Instructions to follow »
All of the material below is to be repeated exactly.
** BEGIN Data section **
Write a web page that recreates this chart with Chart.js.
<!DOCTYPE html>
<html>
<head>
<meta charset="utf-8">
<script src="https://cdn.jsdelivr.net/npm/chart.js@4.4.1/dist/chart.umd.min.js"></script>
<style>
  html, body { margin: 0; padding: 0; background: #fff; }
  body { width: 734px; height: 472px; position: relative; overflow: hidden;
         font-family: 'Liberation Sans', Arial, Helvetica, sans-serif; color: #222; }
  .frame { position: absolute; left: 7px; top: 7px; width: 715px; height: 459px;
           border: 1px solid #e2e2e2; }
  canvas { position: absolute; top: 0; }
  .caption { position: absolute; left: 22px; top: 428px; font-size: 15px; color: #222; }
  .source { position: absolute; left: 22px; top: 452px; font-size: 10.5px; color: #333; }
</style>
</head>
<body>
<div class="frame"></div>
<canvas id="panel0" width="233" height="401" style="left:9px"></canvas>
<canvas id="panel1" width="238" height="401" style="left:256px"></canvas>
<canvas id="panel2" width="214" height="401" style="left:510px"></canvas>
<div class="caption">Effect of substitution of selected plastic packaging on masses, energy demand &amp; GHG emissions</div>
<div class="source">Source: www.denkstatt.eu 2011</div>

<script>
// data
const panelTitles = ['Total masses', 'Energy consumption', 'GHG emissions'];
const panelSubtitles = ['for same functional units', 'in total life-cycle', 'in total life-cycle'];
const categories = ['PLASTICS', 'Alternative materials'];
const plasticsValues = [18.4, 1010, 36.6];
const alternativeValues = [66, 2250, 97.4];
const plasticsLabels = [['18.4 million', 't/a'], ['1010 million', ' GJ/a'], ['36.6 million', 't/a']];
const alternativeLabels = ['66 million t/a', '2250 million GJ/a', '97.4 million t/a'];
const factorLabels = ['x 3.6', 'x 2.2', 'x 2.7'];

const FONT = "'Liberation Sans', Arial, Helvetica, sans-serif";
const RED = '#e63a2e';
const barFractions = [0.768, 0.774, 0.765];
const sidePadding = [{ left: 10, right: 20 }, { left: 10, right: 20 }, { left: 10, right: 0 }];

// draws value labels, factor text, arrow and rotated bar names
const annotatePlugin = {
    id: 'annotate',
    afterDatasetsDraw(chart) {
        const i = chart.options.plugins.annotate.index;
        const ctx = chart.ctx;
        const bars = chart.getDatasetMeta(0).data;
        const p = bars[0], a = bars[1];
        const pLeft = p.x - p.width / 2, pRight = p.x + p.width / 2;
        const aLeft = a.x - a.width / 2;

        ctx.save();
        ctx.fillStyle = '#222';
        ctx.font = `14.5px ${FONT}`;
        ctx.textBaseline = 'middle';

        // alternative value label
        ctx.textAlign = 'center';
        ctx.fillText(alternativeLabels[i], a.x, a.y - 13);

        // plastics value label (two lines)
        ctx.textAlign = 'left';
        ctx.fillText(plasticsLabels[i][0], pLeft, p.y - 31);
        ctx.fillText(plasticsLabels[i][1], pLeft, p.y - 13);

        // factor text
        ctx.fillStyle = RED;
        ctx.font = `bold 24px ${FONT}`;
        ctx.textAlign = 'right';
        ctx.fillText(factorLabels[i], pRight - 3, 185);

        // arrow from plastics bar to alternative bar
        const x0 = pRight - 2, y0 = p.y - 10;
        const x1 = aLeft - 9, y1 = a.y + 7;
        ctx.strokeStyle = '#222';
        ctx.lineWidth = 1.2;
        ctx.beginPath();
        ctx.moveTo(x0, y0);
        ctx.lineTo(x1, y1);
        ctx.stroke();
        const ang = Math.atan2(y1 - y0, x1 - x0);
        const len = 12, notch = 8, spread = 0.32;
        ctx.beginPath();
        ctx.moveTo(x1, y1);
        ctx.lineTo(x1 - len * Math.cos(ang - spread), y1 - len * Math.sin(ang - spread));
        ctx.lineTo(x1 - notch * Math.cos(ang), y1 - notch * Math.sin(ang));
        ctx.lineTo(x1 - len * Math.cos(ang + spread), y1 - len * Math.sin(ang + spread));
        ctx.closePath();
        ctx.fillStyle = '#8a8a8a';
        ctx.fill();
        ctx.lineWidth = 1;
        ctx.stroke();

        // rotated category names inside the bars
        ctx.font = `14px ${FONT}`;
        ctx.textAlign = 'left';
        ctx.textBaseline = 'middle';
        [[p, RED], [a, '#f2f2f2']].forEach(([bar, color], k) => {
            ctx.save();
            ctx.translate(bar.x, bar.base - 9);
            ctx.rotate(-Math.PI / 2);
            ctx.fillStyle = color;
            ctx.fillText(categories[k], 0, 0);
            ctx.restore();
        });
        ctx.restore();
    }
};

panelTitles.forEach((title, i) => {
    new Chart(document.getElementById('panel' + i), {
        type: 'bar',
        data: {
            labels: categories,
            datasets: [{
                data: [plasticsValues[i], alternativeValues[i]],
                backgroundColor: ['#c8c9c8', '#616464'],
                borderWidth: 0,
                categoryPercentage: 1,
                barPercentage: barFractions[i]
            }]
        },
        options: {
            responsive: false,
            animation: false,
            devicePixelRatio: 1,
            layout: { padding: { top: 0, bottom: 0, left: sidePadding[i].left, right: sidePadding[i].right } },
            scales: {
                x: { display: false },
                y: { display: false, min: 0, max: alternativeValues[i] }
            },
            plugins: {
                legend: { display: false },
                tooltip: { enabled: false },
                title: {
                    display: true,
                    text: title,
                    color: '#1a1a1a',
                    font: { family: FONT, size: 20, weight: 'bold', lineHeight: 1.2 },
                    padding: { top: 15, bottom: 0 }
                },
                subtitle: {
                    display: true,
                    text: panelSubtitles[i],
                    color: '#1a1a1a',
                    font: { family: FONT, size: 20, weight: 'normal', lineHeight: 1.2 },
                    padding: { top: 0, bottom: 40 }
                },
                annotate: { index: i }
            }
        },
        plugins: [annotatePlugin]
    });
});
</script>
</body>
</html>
** END Data section **
Finished answer »
Write a web page that recreates this chart with Chart.js.
<!DOCTYPE html>
<html>
<head>
<meta charset="utf-8">
<script src="https://cdn.jsdelivr.net/npm/chart.js@4.4.1/dist/chart.umd.min.js"></script>
<style>
  html, body { margin: 0; padding: 0; background: #fff; }
  body { width: 734px; height: 472px; position: relative; overflow: hidden;
         font-family: 'Liberation Sans', Arial, Helvetica, sans-serif; color: #222; }
  .frame { position: absolute; left: 7px; top: 7px; width: 715px; height: 459px;
           border: 1px solid #e2e2e2; }
  canvas { position: absolute; top: 0; }
  .caption { position: absolute; left: 22px; top: 428px; font-size: 15px; color: #222; }
  .source { position: absolute; left: 22px; top: 452px; font-size: 10.5px; color: #333; }
</style>
</head>
<body>
<div class="frame"></div>
<canvas id="panel0" width="233" height="401" style="left:9px"></canvas>
<canvas id="panel1" width="238" height="401" style="left:256px"></canvas>
<canvas id="panel2" width="214" height="401" style="left:510px"></canvas>
<div class="caption">Effect of substitution of selected plastic packaging on masses, energy demand &amp; GHG emissions</div>
<div class="source">Source: www.denkstatt.eu 2011</div>

<script>
// data
const panelTitles = ['Total masses', 'Energy consumption', 'GHG emissions'];
const panelSubtitles = ['for same functional units', 'in total life-cycle', 'in total life-cycle'];
const categories = ['PLASTICS', 'Alternative materials'];
const plasticsValues = [18.4, 1010, 36.6];
const alternativeValues = [66, 2250, 97.4];
const plasticsLabels = [['18.4 million', 't/a'], ['1010 million', ' GJ/a'], ['36.6 million', 't/a']];
const alternativeLabels = ['66 million t/a', '2250 million GJ/a', '97.4 million t/a'];
const factorLabels = ['x 3.6', 'x 2.2', 'x 2.7'];

const FONT = "'Liberation Sans', Arial, Helvetica, sans-serif";
const RED = '#e63a2e';
const barFractions = [0.768, 0.774, 0.765];
const sidePadding = [{ left: 10, right: 20 }, { left: 10, right: 20 }, { left: 10, right: 0 }];

// draws value labels, factor text, arrow and rotated bar names
const annotatePlugin = {
    id: 'annotate',
    afterDatasetsDraw(chart) {
        const i = chart.options.plugins.annotate.index;
        const ctx = chart.ctx;
        const bars = chart.getDatasetMeta(0).data;
        const p = bars[0], a = bars[1];
        const pLeft = p.x - p.width / 2, pRight = p.x + p.width / 2;
        const aLeft = a.x - a.width / 2;

        ctx.save();
        ctx.fillStyle = '#222';
        ctx.font = `14.5px ${FONT}`;
        ctx.textBaseline = 'middle';

        // alternative value label
        ctx.textAlign = 'center';
        ctx.fillText(alternativeLabels[i], a.x, a.y - 13);

        // plastics value label (two lines)
        ctx.textAlign = 'left';
        ctx.fillText(plasticsLabels[i][0], pLeft, p.y - 31);
        ctx.fillText(plasticsLabels[i][1], pLeft, p.y - 13);

        // factor text
        ctx.fillStyle = RED;
        ctx.font = `bold 24px ${FONT}`;
        ctx.textAlign = 'right';
        ctx.fillText(factorLabels[i], pRight - 3, 185);

        // arrow from plastics bar to alternative bar
        const x0 = pRight - 2, y0 = p.y - 10;
        const x1 = aLeft - 9, y1 = a.y + 7;
        ctx.strokeStyle = '#222';
        ctx.lineWidth = 1.2;
        ctx.beginPath();
        ctx.moveTo(x0, y0);
        ctx.lineTo(x1, y1);
        ctx.stroke();
        const ang = Math.atan2(y1 - y0, x1 - x0);
        const len = 12, notch = 8, spread = 0.32;
        ctx.beginPath();
        ctx.moveTo(x1, y1);
        ctx.lineTo(x1 - len * Math.cos(ang - spread), y1 - len * Math.sin(ang - spread));
        ctx.lineTo(x1 - notch * Math.cos(ang), y1 - notch * Math.sin(ang));
        ctx.lineTo(x1 - len * Math.cos(ang + spread), y1 - len * Math.sin(ang + spread));
        ctx.closePath();
        ctx.fillStyle = '#8a8a8a';
        ctx.fill();
        ctx.lineWidth = 1;
        ctx.stroke();

        // rotated category names inside the bars
        ctx.font = `14px ${FONT}`;
        ctx.textAlign = 'left';
        ctx.textBaseline = 'middle';
        [[p, RED], [a, '#f2f2f2']].forEach(([bar, color], k) => {
            ctx.save();
            ctx.translate(bar.x, bar.base - 9);
            ctx.rotate(-Math.PI / 2);
            ctx.fillStyle = color;
            ctx.fillText(categories[k], 0, 0);
            ctx.restore();
        });
        ctx.restore();
    }
};

panelTitles.forEach((title, i) => {
    new Chart(document.getElementById('panel' + i), {
        type: 'bar',
        data: {
            labels: categories,
            datasets: [{
                data: [plasticsValues[i], alternativeValues[i]],
                backgroundColor: ['#c8c9c8', '#616464'],
                borderWidth: 0,
                categoryPercentage: 1,
                barPercentage: barFractions[i]
            }]
        },
        options: {
            responsive: false,
            animation: false,
            devicePixelRatio: 1,
            layout: { padding: { top: 0, bottom: 0, left: sidePadding[i].left, right: sidePadding[i].right } },
            scales: {
                x: { display: false },
                y: { display: false, min: 0, max: alternativeValues[i] }
            },
            plugins: {
                legend: { display: false },
                tooltip: { enabled: false },
                title: {
                    display: true,
                    text: title,
                    color: '#1a1a1a',
                    font: { family: FONT, size: 20, weight: 'bold', lineHeight: 1.2 },
                    padding: { top: 15, bottom: 0 }
                },
                subtitle: {
                    display: true,
                    text: panelSubtitles[i],
                    color: '#1a1a1a',
                    font: { family: FONT, size: 20, weight: 'normal', lineHeight: 1.2 },
                    padding: { top: 0, bottom: 40 }
                },
                annotate: { index: i }
            }
        },
        plugins: [annotatePlugin]
    });
});
</script>
</body>
</html>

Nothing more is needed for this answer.